『麻雀はダメ』




高校時代の恩師、八木先生が那須君に言った。

「パチンコはいいけど、麻雀はダメ」


八木先生は授業のない時に、ふらりとパチンコ屋に行き、

教職員室の机の引き出しには、景品のお菓子がいつも入っていた。

お気に入りの生徒には、そのお菓子をこっそりくれたりする。


高校を卒業して、先生と一緒に飲みに行けるようになった時も、

帰りに「パチンコ屋に寄っていく!那須もあーちゃんもやるように!」と連れて行かれたことがあった。

百円で玉を買い、一瞬で無くなる。

それでよし、という顔で、先生はさっと店を出る。



では、八木先生も大学時代に随分やっていたという麻雀が、なぜダメなのか?

麻雀は人と一緒にするから、自分がやめたくなっても やめられない。

だからするな、と説明された。



那須君は音楽が好きで、新聞配達のお金を貯めて買ったギターをずっと弾いていた。
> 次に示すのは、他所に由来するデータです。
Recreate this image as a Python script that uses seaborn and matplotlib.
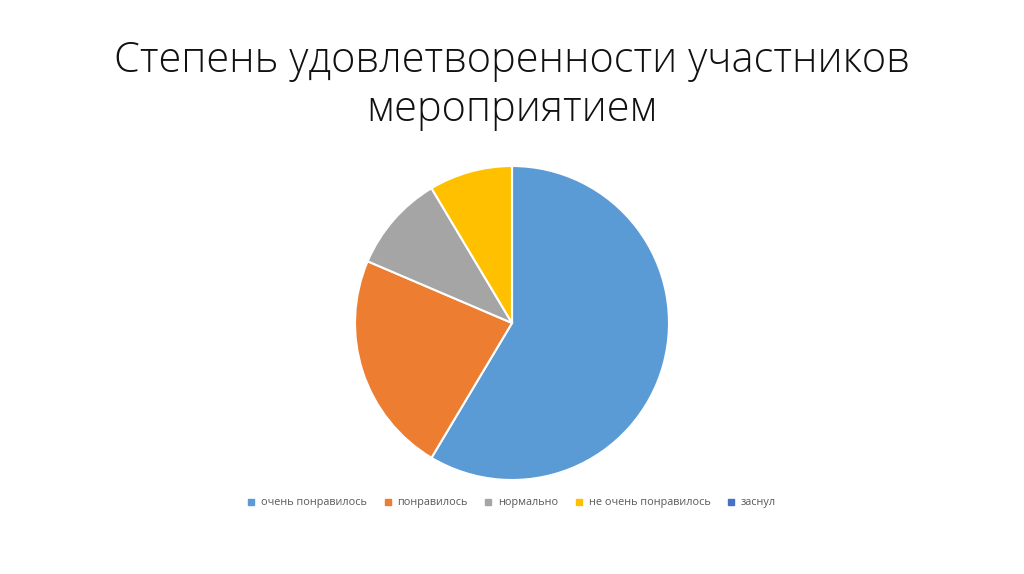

でもバンドを組むことは無かった。


運動も、小学生の頃は野球に夢中で、中学では卓球部。大学の授業でやったサッカーも、位置取りが上手くて敵に嫌がられていたらしい。ボーリングやスキーも上手かった。

でもずっと続けていたのは、1人でジョギング。


私が「バンドをやったり、研究仲間とテニスをやったりすればいいのに!」と言うと、

「八木先生の教えを守っているんや」と笑っていた。